Italy May See 100,000 Illegal Boat Migrant Arrivals In 2022 If Current Pace Continues

The Open Arms 1 arrives in Messina with 99 people rescued in the Mediterranean Sea, the mi
Gabriele Maricchiolo/NurPhoto via Getty Images

With illegal boat migrant landings happening in numbers equal to previous crisis peaks this month, it is estimated that as many as 100,000 could enter Italy by the end of the year.

Italy’s Interior Ministry says that, as of Thursday, a total of 58,451 migrants have arrived so far this year, with the last week of August seeing an estimated 7,800 migrants arriving on small boats or being dropped off by “migrant taxi” NGO ships conducting operations at sea.
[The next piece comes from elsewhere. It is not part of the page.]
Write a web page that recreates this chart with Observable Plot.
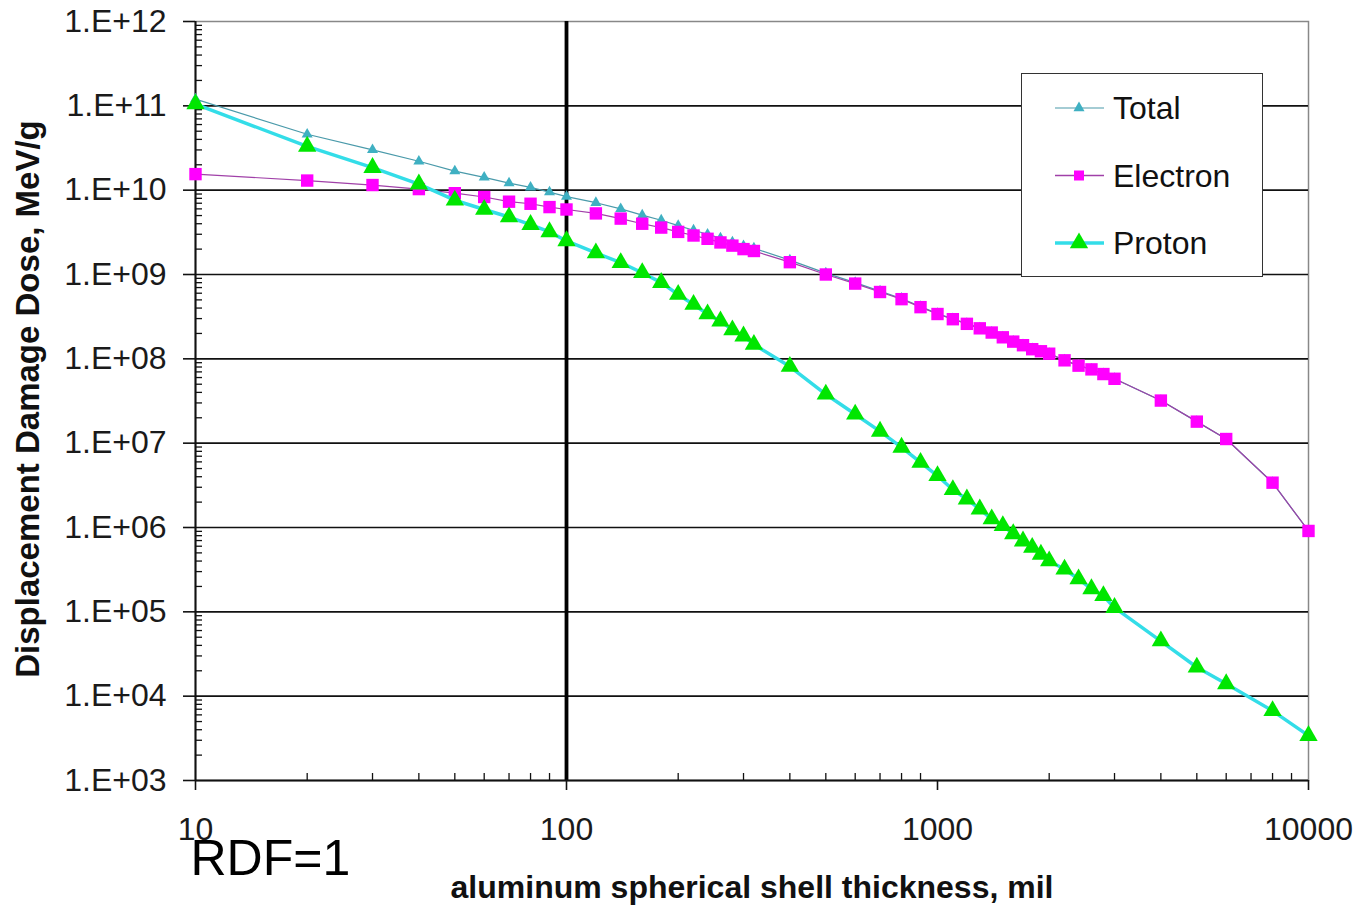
<!DOCTYPE html>
<html><head><meta charset="utf-8">
<script src="https://cdn.jsdelivr.net/npm/d3@7"></script>
<script src="https://cdn.jsdelivr.net/npm/@observablehq/plot@0.6"></script>
<style>
body{margin:0;background:#fff;}
#wrap{position:relative;width:1360px;height:905px;font-family:"Liberation Sans",Arial,sans-serif;}
#legend{position:absolute;left:1021px;top:73px;width:240px;height:202px;border:1.5px solid #333;background:#fff;}
</style></head><body><div id="wrap"><div id="chart"></div><div id="legend"></div></div>
<script>
// thickness, mil
const thickness = [10,20,30,40,50,60,70,80,90,100,
  120,140,160,180,200,220,240,260,280,300,320,
  400,500,600,700,800,900,1000,1100,1200,1300,1400,1500,1600,1700,1800,1900,2000,
  2200,2400,2600,2800,3000,
  4000,5000,6000,8000,10000];
const electron = [1.55e10,1.3e10,1.15e10,1.03e10,9.2e9,8.3e9,7.3e9,6.9e9,6.3e9,5.9e9,
  5.3e9,4.6e9,4.0e9,3.6e9,3.2e9,2.9e9,2.65e9,2.4e9,2.2e9,2.0e9,1.9e9,
  1.4e9,1.0e9,7.8e8,6.2e8,5.1e8,4.1e8,3.4e8,2.95e8,2.6e8,2.3e8,2.05e8,1.8e8,1.6e8,1.45e8,1.3e8,1.23e8,1.15e8,
  9.6e7,8.3e7,7.5e7,6.6e7,5.8e7,
  3.2e7,1.8e7,1.12e7,3.4e6,9.1e5];
const proton = [1.05e11,3.3e10,1.85e10,1.18e10,7.6e9,5.9e9,4.8e9,3.9e9,3.2e9,2.5e9,
  1.8e9,1.38e9,1.05e9,8.0e8,5.8e8,4.4e8,3.4e8,2.8e8,2.2e8,1.86e8,1.48e8,
  8.1e7,3.8e7,2.2e7,1.38e7,8.9e6,5.9e6,4.1e6,2.8e6,2.17e6,1.65e6,1.26e6,1.05e6,8.4e5,6.9e5,5.8e5,4.8e5,4.0e5,
  3.2e5,2.45e5,1.87e5,1.55e5,1.12e5,
  4.5e4,2.2e4,1.4e4,6.7e3,3.4e3];
const total = [1.2e11,4.6e10,3.0e10,2.2e10,1.68e10,1.42e10,1.21e10,1.08e10,9.5e9,8.4e9,
  7.1e9,6.0e9,5.05e9,4.4e9,3.8e9,3.35e9,3.0e9,2.7e9,2.42e9,2.19e9,2.05e9,
  1.48e9,1.04e9,8.0e8,6.34e8,5.2e8,4.16e8,3.44e8,2.98e8,2.62e8,2.32e8,2.06e8,1.81e8,1.61e8,1.46e8,1.31e8,1.235e8,1.154e8,
  9.63e7,8.32e7,7.52e7,6.62e7,5.81e7,
  3.2e7,1.8e7,1.12e7,3.4e6,9.1e5];
const seriesNames = ["Total","Electron","Proton"];
const xTicks = [10,100,1000,10000];
const yTicks = [1e3,1e4,1e5,1e6,1e7,1e8,1e9,1e10,1e11,1e12];
const yTitle = "Displacement Damage Dose, MeV/g";
const xTitle = "aluminum spherical shell thickness, mil";
const note = "RDF=1";

const rows = (vals) => thickness.map((t,i) => ({t, v: vals[i]}));
const T = rows(total), E = rows(electron), P = rows(proton);
const xMinor = [];
for (let d = 10; d < 10000; d *= 10) for (let k = 2; k <= 9; k++) xMinor.push(d*k);
const yMinor = [];
for (let d = 1e3; d < 1e12; d *= 10) for (let k = 2; k <= 9; k++) yMinor.push(d*k);
const yFmt = d => "1.E+" + String(Math.round(Math.log10(d))).padStart(2,"0");

const chart = Plot.plot({
  width: 1360, height: 905,
  marginLeft: 195, marginRight: 52, marginTop: 21, marginBottom: 125,
  style: {fontFamily: "Liberation Sans, Arial, sans-serif", background: "white"},
  x: {type: "log", domain: [10, 10000]},
  y: {type: "log", domain: [1e3, 1e12]},
  marks: [
    Plot.frame({stroke: "#888", strokeWidth: 1.5}),
    Plot.ruleY(yTicks.slice(1, -1), {stroke: "#111", strokeWidth: 1.6}),
    Plot.ruleX([100], {stroke: "#000", strokeWidth: 3.8}),
    Plot.ruleX([10], {stroke: "#111", strokeWidth: 2}),
    Plot.ruleY([1e3], {stroke: "#111", strokeWidth: 2}),
    Plot.axisY(yTicks, {tickFormat: yFmt, fontSize: 32, tickSize: 12, tickPadding: 17, fill: "#1a1a1a", stroke: "#111", strokeWidth: 1.6, label: null}),
    Plot.axisY(yMinor, {tickFormat: () => "", tickSize: -7, stroke: "#111", strokeWidth: 1.3, label: null}),
    Plot.axisX(xTicks, {tickFormat: d => String(d), fontSize: 32, tickSize: 10, tickPadding: 27, fill: "#1a1a1a", stroke: "#111", strokeWidth: 1.6, label: null}),
    Plot.axisX(xMinor, {tickFormat: () => "", tickSize: -7, stroke: "#111", strokeWidth: 1.3, label: null}),
    // Total
    Plot.line(T, {x: "t", y: "v", stroke: "#4a9aaa", strokeWidth: 1.2}),
    Plot.dot(T, {x: "t", y: "v", symbol: "triangle", r: 4.1, fill: "#3fb0c2"}),
    // Electron
    Plot.line(E, {x: "t", y: "v", stroke: "#a040a8", strokeWidth: 1.2}),
    Plot.dot(E, {x: "t", y: "v", symbol: "square", r: 7, fill: "#ff00ff"}),
    // Proton
    Plot.line(P, {x: "t", y: "v", stroke: "#33dde8", strokeWidth: 3.5}),
    Plot.dot(P, {x: "t", y: "v", symbol: "triangle", r: 6.8, fill: "#00e600"}),
    // titles
    Plot.text([yTitle], {text: d => d, frameAnchor: "left", dx: -167, dy: -2, rotate: -90, textAnchor: "middle", lineAnchor: "middle", fontSize: 33, fontWeight: "bold", fill: "#111"}),
    Plot.text([xTitle], {text: d => d, frameAnchor: "bottom", dy: 107, textAnchor: "middle", lineAnchor: "middle", fontSize: 32, fontWeight: "bold", fill: "#111"}),
    Plot.text([note], {text: d => d, frameAnchor: "bottom-left", dx: -5, dy: 78, textAnchor: "start", lineAnchor: "middle", fontSize: 50, fill: "#000"})
  ]
});
document.getElementById("chart").appendChild(chart);

// legend
const legendSpec = [
  {name: seriesNames[0], line: "#4a9aaa", lw: 1.2, sym: d3.symbolTriangle, size: Math.PI*4.1*4.1, fill: "#3fb0c2"},
  {name: seriesNames[1], line: "#a040a8", lw: 1.3, sym: d3.symbolSquare, size: 100, fill: "#ff00ff"},
  {name: seriesNames[2], line: "#33dde8", lw: 3.5, sym: d3.symbolTriangle, size: Math.PI*6.8*6.8, fill: "#00e600"}
];
const lg = d3.select("#legend").append("svg").attr("width", 240).attr("height", 202)
  .style("font-family", "Liberation Sans, Arial, sans-serif");
legendSpec.forEach((s, i) => {
  const g = lg.append("g").attr("transform", `translate(0,${34 + i*67.5})`);
  g.append("line").attr("x1", 33).attr("x2", 82).attr("stroke", s.line).attr("stroke-width", s.lw);
  g.append("path").attr("d", d3.symbol(s.sym, s.size)()).attr("transform", "translate(57,0)").attr("fill", s.fill);
  g.append("text").attr("x", 91).attr("dy", "0.35em").attr("font-size", 32).attr("fill", "#111").text(s.name);
});
</script></body></html>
The new pace of arrivals has led forecasters to change their predictions for the end of the year from 77,000 arrivals to between 90,000 and 100,000.

In total, 15,733 migrants entered Italy illegally in the month of August, smashing the surge of 13,802 migrants seen in the month of July, which itself was noted as being higher than the entire year of 2019.

According to a report from the newspaper Il Giornale, hundreds of migrants have set off from the eastern Libyan coast — a territory under the control of General Khalifa Haftar, who is aligned with Russia.

Late last month, Italian intelligence officials suggested that Russia may try and influence the Italian election through their presence in Libya.

It is alleged they wish to help anti-mass migration populist Matteo Salvini, whose League party is part of a centre-right alliance tipped to win this month’s elections on September 25th.

“Libya is a cannon directed against Italy. Immigration is the most powerful weapon for those who want to influence the parliamentary elections in September in view of the Italian election campaign,” a source supposedly said.

According to Il Giornale, the surge in migration has also meant a surge in profits for people-smugglers, with a single ship of 57 migrants making over half a million euros for them.

They are said to charge the migrants, mainly from Iran and Iraq, as much as 10,000 euros for a voyage.